アメリカで看護師になるのに、RN(正看護師)になるか、LVN(准看護師)になるか迷っています、というご相談を受けます。それぞれのライセンスを取得すために必要な教育を受けなければなりません。それにかかる時間・学費が異なりますので、時間と経済的な面でどちらかにするかの決断が左右することもあると思いますが、どちらの選択にもキャリアを増進するチャンスがあるでしょう。今回は、RNとLVNの違いについてご紹介します。
RN vs LVN: 役割と責任
RNとLVNには多くの類似した職務がありますが、役割は異なることが多々あります。
責任においては、どのような状況でもRNがLVNより大きな責任を負います。介護施設、病院、クリニックでは、LVNはサポートスタッフとして働くことが多いです。LVNはRNと医師が管理するチームにおいて、指示に従いバイタルサインの測定や、基本的な看護ケアを行います。
- LVNは、RNや医師、その他の医療専門家の指示に従って業務を行います。また、RNの指示のもと投薬や治療を行います。また、患者のデータを収集し、RNや医師にレポートすることも大切な役割です。LVNは、RNと異なり、評価、看護ケア計画の作成、患者のトリアージを行うことはありません。
- RNは、LVNと比べ、独立して活動することを求められることが多いです。患者の情報を理解し、医師の指示のもと病気、また死に瀕する患者の治療を行います。また、症例の調査、健康促進と患者指導、健康相談、患者のトリアージ、リハビリテーションケア、慢性の疼痛管理なども含まれます。
RN vs LVN: 教育とライセンス
米国では、RNもLVNもそれぞれの州が規制しています。ライセンスの取得に必要な教育は、RNのほうがより多くの時間を要し、ADN(短期大学)またはBSN(大学)で学ぶことができます。一方、LVNは、1年ほどでプログラムを履修することも可能です。
LVN:
- 州によって、LVNの業務範囲と教育課程が決められています。LVNになるには、その州が認可したLVNのプログラムを終了する必要があります。専門学校や、コミュニティカレッジで1年ほどで履修できるプログラムもあります。

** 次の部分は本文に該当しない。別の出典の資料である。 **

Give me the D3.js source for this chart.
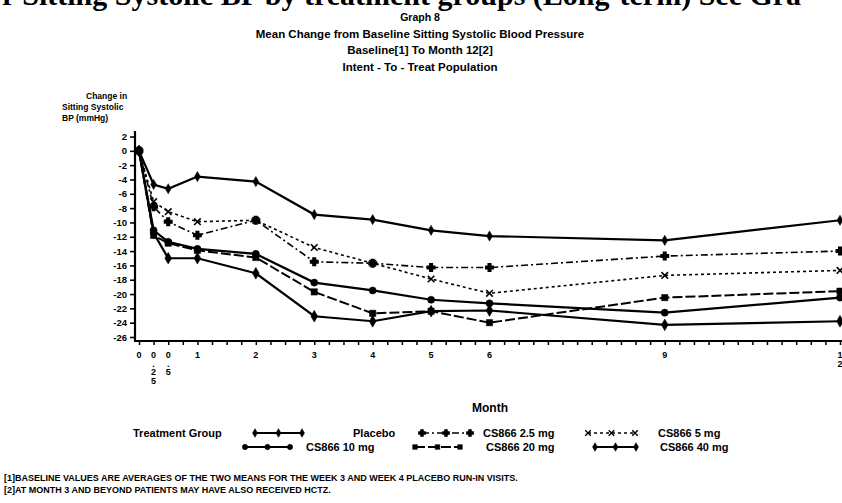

- 卒業後に、NCLEX-PN(准看護師資格試験)を受験し合格することにより資格を得ることができます。
RN:
- RNになるには、ADNまたはBSNで看護学を学ぶ必要があります。2年から4年かかりますが、どちらの学位を終了してもNCLEX-RN(看護師資格試験)の受験資格を取得することができます。合格することにより、RNの資格を得ることができますが、多くの雇用主がRNにBSNの学位取得を推奨しています。
RN vs LVN:収入
米国労働統計局(2021)によると、
- LVNの平均年収は、$51,850
- RNの平均年収は、$82,750
です。より多くの役割と責任を担うRNの収入の方が多いのは言うまでもありません。
採用ニーズについては、どのような労働環境であっても、LVN、RNともに必ず需要はあります。2021 年から 2031 年にかけて、LVN、RNともに、雇用は6%ほど増加すると予測されています。
まとめ
RNとLVNの違いについて、役割と責任、教育とライセンス、そして収入、雇用の展望についてご紹介しました。RNとLVN、どちらのキャリアが自分に合っているか。すぐに働きたいのであれば、LVNになるのが最適かもしれません。教育期間が短いため、費用も低く抑えられるでしょう。あるいは、時間と費用がかかっても、RNを望まれるかもしれません。LVNにはなったものの、やはりRNになりたい場合には、LVNからRNになるブリッジプログラムもあります。それぞれの状況、またゴールによって選択されるといいと思います。